Créée au Bolchoï en 1967 dans une chorégraphie due au talentueux chorégraphe cubain Alberto Alonso, Carmen-suite ne doit, au fond, son existence qu'à l'obstination habile de la prima ballerina Maya Plisetskaya qui souhaitait danser sur les thèmes de l'opéra de Bizet. Chostakovitch décline la proposition d'écrire ce ballet, et c'est finalement Rodion Chédrine, mari de la danseuse, qui compose cette œuvre pour cordes et percussions dans laquelle il rajoute la Farandole de L'Arlésienne et la Danse bohémienne de La Jolie fille de Perth. L'ensemble est une composition musicalement hétéroclite, souvent d'un goût douteux, tant les libertés prises par le compositeur sont grandes.
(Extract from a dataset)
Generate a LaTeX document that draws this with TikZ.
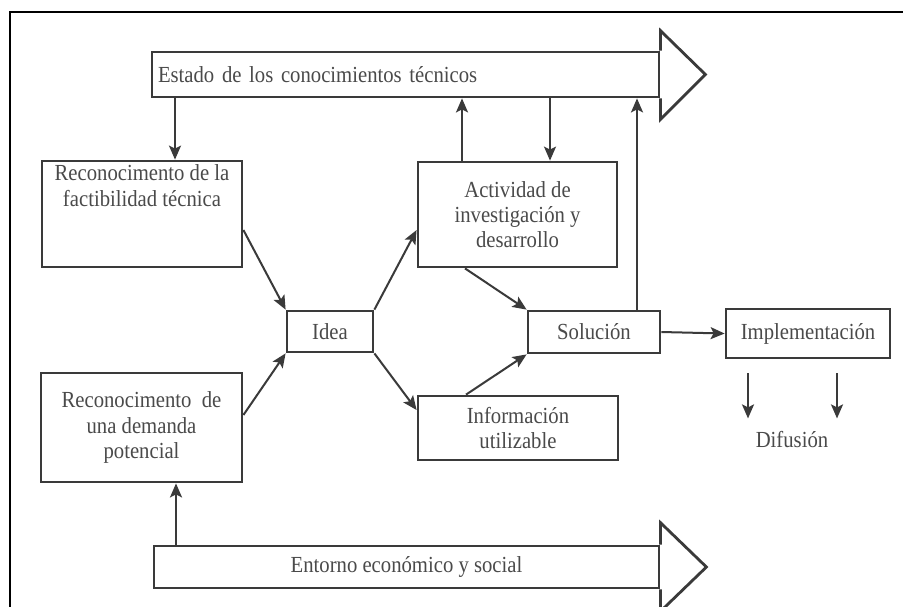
\documentclass[tikz,border=0pt]{standalone}
\usepackage{fontspec}
\setmainfont[FakeStretch=0.9]{Liberation Serif}
\usetikzlibrary{arrows.meta,positioning}
\definecolor{ink}{HTML}{3A3A3A}
\definecolor{txtgray}{HTML}{4A4A4A}
\begin{document}
\begin{tikzpicture}[x=0.5pt,y=-0.5pt,>={Stealth[length=7pt,width=6pt,inset=1.5pt]},
  every node/.style={font=\fontsize{11.5}{12.6}\selectfont, text=txtgray},
  box/.style={draw=ink, line width=1.4pt, fill=white, inner sep=2pt, align=center},
  banner/.style={draw=ink, line width=1.4pt, fill=white, inner sep=3pt},
  link/.style={->, draw=ink, line width=1pt}]
\useasboundingbox (0,0) rectangle (903,606);
\clip (0,0) rectangle (903,606);
\fill[white] (0,0) rectangle (903,606);
\draw[black, line width=1pt] (10,620) -- (10,12) -- (920,12);

% banners
\node[banner, minimum width=253.5pt, minimum height=22.5pt, text width=247.5pt, align=left] (estado) at (405.5,74.5) {Estado de los conocimientos técnicos};
\draw[ink, line width=1.4pt] (estado.north east) -- ++(0,-20) -- ([xshift=22.5pt]estado.east) -- ([yshift=-10.5pt]estado.south east) -- (estado.south east);
\node[banner, minimum width=252.5pt, minimum height=21pt] (entorno) at (406.5,567) {Entorno económico y social};
\draw[ink, line width=1.4pt] (entorno.north east) -- ++(0,-22) -- ([xshift=23pt]entorno.east) -- ([yshift=-11pt]entorno.south east) -- (entorno.south east);

% boxes
\node[box, minimum width=100pt, minimum height=53pt] (fact) at (142,214) {};
\node[below=1.5pt of fact.north, align=center, inner sep=1pt] (factlbl) {Reconocimento de la\\factibilidad técnica};
\node[box, minimum width=43pt, minimum height=20.5pt] (idea) at (330,331.5) {Idea};
\node[box, minimum width=100.5pt, minimum height=54.5pt] (dem) at (141.5,427.5) {Reconocimento\ \ de\\una demanda\\potencial};
\node[box, minimum width=99.5pt, minimum height=52.5pt] (act) at (517.5,214.5) {Actividad de\\investigación y\\desarrollo};
\node[box, minimum width=66pt, minimum height=21pt] (sol) at (594,332) {Solución};
\node[box, minimum width=82pt, minimum height=24.5pt] (impl) at (808,333.5) {Implementación};
\node[box, minimum width=100pt, minimum height=32pt] (info) at (518,428) {Información\\utilizable};
\node (difu) at (792,440) {Difusión};

% connectors
\draw[link] ([xshift=16.5pt]fact.north |- estado.south) -- ([xshift=16.5pt]fact.north);
\draw[link] ([xshift=-27.75pt]act.north) -- ([xshift=-27.75pt]act.north |- estado.south);
\draw[link] ([xshift=16.25pt]act.north |- estado.south) -- ([xshift=16.25pt]act.north);
\draw[link] ([xshift=21.5pt]sol.north) -- ([xshift=21.5pt]sol.north |- estado.south);
\draw[link] ([xshift=17.25pt]dem.south |- entorno.north) -- ([xshift=17.25pt]dem.south);
\draw[link] ([yshift=-8pt]fact.east) -- (idea.north west);
\draw[link] ([yshift=6.25pt]dem.east) -- (idea.south west);
\draw[link] (idea.north east) -- ([yshift=-7.75pt]act.west);
\draw[link] (idea.south east) -- ([yshift=9pt]info.west);
\draw[link] ([xshift=-26.25pt]act.south) -- (sol.north west);
\draw[link] ([xshift=-26pt]info.north) -- (sol.south west);
\draw[link] (sol.east) -- (impl.west);
\foreach \dx in {-30,14.5}
  \draw[link] ([xshift=\dx pt, yshift=-7pt]impl.south) -- ++(0,45);
\end{tikzpicture}
\end{document}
Si l'on parvient à faire abstraction de cette «charcuterie» musicale, le spectacle proposé fonctionne plutôt bien. Sans être très inventive, la chorégraphie de Sergej Naenko, efficace et soignée, est servie par une troupe de danseurs d'un fort bon niveau. Evgeniy Svetlica campe un Don José farouche, Nicolay Sangerevsky en Escamillo est le monument de fatuité que l'on attend, et son double est magnifiquement dansé par Ekaterina Kruk vêtue d'un habit de lumière noir à l'effet saisissant, faisant d'Escamillo le personnage central du drame. Dans l'opéra de Bizet, on trouverait la caractérisation d'Anastasia Yusoupova qui danse le rôle titre érotique à l'excès et vulgaire, mais, au risque de se répéter, l'œuvre de Chédrine n'a plus grand chose à voir avec celle du compositeur français et la danseuse, en dépit de quelques difficultés à tenir les attitudes, offre une interprétation de très bon niveau. Le petit rôle de Micaëla est confié à Victoria Tkatch, danseuse qui se détache, par son excellent niveau technique et la grâce qui se dégage de son personnage, du reste de la troupe.
Dans la fosse, le directeur musical Grigori Penteleïtchouk fait un travail attentif, et si quelques départs sont parfois hésitants au début, les musiciens ukrainiens se soumettent très vite à une baguette qui devient ferme, autoritaire même, au fil de l'ouvrage.
Le public résiste fort bien à la tentation d'applaudir après les passages qu'il reconnaît et fait une ovation méritée à ce premier spectacle des Nuits Musicales Sainte-Victoire.